[BEGIN DATA TO PROCESS]

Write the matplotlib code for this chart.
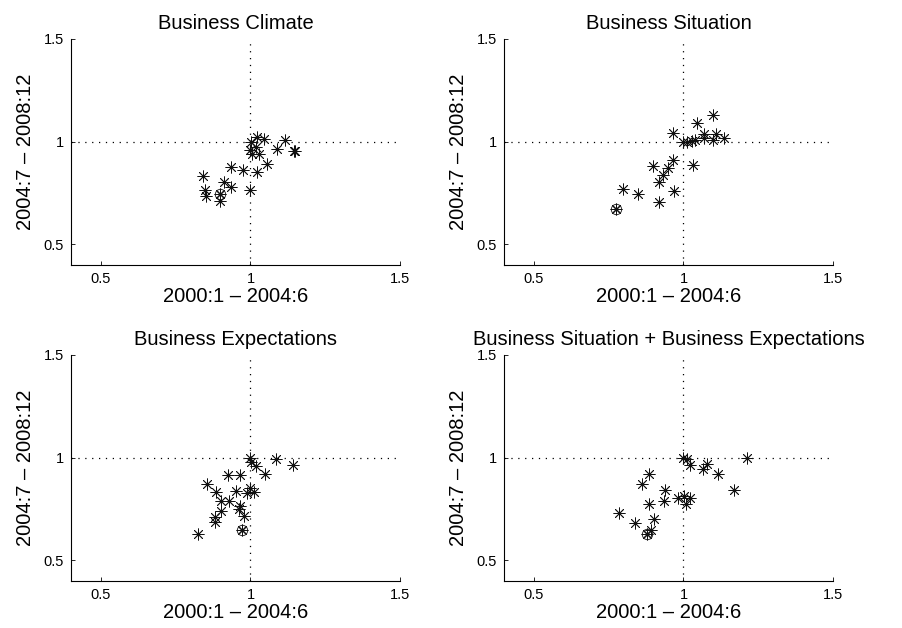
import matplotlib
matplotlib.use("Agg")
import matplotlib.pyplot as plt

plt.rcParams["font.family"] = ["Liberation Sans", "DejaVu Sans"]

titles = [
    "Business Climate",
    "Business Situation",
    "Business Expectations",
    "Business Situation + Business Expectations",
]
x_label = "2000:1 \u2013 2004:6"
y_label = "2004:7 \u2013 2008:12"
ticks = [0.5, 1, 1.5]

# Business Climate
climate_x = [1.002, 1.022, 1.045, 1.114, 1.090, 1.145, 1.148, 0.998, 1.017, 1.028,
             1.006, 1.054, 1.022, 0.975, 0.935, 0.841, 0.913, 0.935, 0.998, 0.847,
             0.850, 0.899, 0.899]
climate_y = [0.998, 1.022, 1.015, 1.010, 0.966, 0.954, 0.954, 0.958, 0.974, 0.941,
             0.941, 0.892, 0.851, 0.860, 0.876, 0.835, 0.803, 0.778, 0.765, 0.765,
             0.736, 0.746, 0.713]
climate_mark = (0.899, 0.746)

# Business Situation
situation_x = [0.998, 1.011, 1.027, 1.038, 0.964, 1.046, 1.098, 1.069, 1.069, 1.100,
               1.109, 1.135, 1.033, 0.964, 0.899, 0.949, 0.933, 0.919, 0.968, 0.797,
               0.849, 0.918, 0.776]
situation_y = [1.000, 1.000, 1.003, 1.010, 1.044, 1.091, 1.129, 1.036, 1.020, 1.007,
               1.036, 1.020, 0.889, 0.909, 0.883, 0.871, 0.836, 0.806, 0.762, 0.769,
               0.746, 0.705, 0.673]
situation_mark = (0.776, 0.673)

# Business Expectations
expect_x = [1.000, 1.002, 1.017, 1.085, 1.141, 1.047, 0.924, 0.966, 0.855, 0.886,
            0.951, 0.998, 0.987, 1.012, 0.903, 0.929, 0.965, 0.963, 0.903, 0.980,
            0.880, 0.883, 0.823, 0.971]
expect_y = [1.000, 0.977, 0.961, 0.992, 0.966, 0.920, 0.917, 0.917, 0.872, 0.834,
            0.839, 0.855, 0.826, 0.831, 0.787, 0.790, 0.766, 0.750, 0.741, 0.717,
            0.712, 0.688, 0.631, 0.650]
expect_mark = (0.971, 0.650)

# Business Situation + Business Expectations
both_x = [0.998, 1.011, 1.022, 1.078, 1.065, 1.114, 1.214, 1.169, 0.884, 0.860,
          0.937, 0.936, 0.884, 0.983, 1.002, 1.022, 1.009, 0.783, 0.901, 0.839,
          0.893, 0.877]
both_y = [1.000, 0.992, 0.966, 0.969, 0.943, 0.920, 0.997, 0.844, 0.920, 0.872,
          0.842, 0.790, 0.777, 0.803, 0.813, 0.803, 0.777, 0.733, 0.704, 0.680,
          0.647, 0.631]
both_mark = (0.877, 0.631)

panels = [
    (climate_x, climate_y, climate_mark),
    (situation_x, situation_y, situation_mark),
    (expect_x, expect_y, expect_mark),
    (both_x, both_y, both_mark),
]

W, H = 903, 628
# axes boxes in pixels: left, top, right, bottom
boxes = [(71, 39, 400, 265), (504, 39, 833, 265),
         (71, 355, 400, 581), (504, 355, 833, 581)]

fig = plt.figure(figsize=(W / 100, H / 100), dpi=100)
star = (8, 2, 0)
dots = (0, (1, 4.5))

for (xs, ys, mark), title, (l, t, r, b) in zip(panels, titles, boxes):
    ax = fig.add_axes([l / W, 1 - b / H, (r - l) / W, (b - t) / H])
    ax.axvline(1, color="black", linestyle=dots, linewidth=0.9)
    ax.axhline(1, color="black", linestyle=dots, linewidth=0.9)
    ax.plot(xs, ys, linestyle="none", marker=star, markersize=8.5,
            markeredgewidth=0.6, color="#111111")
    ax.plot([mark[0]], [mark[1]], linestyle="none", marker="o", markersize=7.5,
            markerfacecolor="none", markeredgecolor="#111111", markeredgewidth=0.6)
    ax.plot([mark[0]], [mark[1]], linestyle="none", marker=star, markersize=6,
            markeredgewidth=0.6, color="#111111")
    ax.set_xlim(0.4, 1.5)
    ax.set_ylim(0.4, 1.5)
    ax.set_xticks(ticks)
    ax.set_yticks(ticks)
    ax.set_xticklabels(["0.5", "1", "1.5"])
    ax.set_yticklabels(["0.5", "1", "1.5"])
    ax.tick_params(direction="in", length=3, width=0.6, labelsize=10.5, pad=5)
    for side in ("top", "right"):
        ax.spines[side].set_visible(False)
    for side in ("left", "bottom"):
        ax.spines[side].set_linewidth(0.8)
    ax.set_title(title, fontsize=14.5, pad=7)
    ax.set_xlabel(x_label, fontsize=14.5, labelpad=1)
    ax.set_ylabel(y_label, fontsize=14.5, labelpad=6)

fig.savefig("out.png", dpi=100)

[END DATA TO PROCESS]
[BEGIN DATA TO PROCESS]

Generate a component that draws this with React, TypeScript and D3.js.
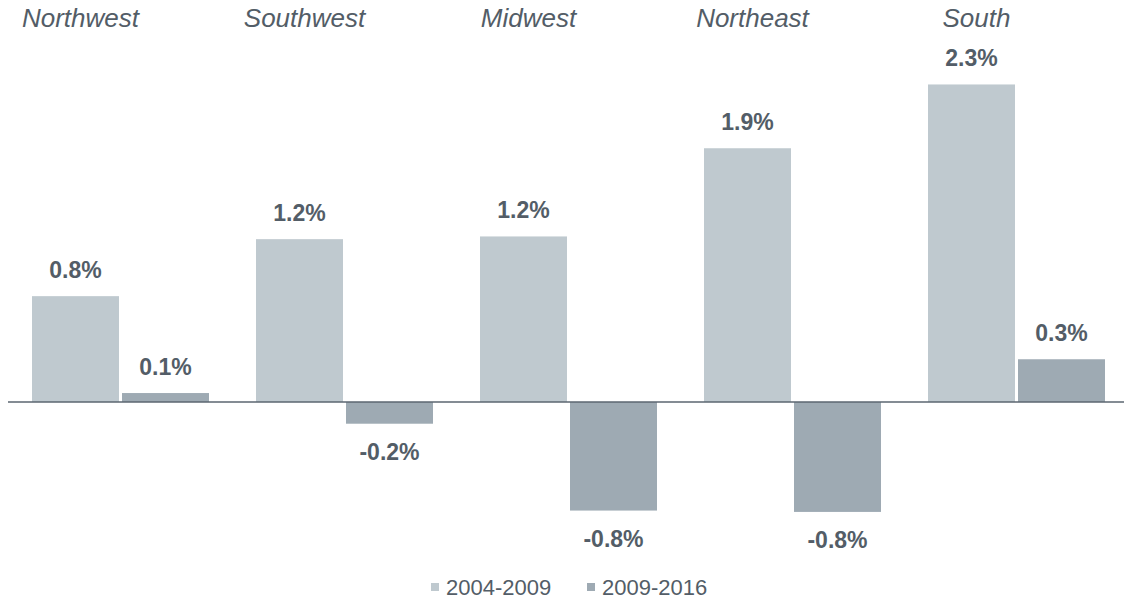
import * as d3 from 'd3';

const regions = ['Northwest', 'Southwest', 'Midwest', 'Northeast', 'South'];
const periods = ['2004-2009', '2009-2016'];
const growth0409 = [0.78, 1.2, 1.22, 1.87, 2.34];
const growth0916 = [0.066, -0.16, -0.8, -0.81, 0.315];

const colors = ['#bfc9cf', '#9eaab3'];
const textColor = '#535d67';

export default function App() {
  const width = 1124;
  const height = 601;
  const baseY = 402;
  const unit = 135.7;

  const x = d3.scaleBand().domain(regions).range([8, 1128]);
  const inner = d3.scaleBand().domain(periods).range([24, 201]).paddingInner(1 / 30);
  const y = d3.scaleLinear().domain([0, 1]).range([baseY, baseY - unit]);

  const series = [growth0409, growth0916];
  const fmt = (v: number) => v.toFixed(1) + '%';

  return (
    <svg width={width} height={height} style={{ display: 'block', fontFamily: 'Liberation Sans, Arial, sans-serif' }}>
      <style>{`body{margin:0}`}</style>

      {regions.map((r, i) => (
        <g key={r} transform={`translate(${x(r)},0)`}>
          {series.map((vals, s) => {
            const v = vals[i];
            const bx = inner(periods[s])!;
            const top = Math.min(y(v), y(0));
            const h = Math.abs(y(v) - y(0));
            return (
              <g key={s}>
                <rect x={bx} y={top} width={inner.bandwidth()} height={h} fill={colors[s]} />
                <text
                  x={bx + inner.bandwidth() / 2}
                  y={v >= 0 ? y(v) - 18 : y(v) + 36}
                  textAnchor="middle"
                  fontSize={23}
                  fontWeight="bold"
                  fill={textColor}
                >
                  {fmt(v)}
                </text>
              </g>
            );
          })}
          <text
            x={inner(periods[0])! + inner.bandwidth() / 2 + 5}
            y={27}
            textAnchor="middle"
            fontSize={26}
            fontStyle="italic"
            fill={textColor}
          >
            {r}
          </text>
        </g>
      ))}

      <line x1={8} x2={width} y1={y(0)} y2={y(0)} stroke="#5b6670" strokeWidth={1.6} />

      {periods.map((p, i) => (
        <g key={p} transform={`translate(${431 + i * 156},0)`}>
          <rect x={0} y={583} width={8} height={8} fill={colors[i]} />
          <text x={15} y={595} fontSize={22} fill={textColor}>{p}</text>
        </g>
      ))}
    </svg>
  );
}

[END DATA TO PROCESS]

--- PROBLEM TO SOLVE ---
Give the lines above again exactly, from the one containing "Generate a component" to the one containing "const unit = 135.7;", both included, but leave out the pictures.

--- RESULT ---
Generate a component that draws this with React, TypeScript and D3.js.
import * as d3 from 'd3';

const regions = ['Northwest', 'Southwest', 'Midwest', 'Northeast', 'South'];
const periods = ['2004-2009', '2009-2016'];
const growth0409 = [0.78, 1.2, 1.22, 1.87, 2.34];
const growth0916 = [0.066, -0.16, -0.8, -0.81, 0.315];

const colors = ['#bfc9cf', '#9eaab3'];
const textColor = '#535d67';

export default function App() {
  const width = 1124;
  const height = 601;
  const baseY = 402;
  const unit = 135.7;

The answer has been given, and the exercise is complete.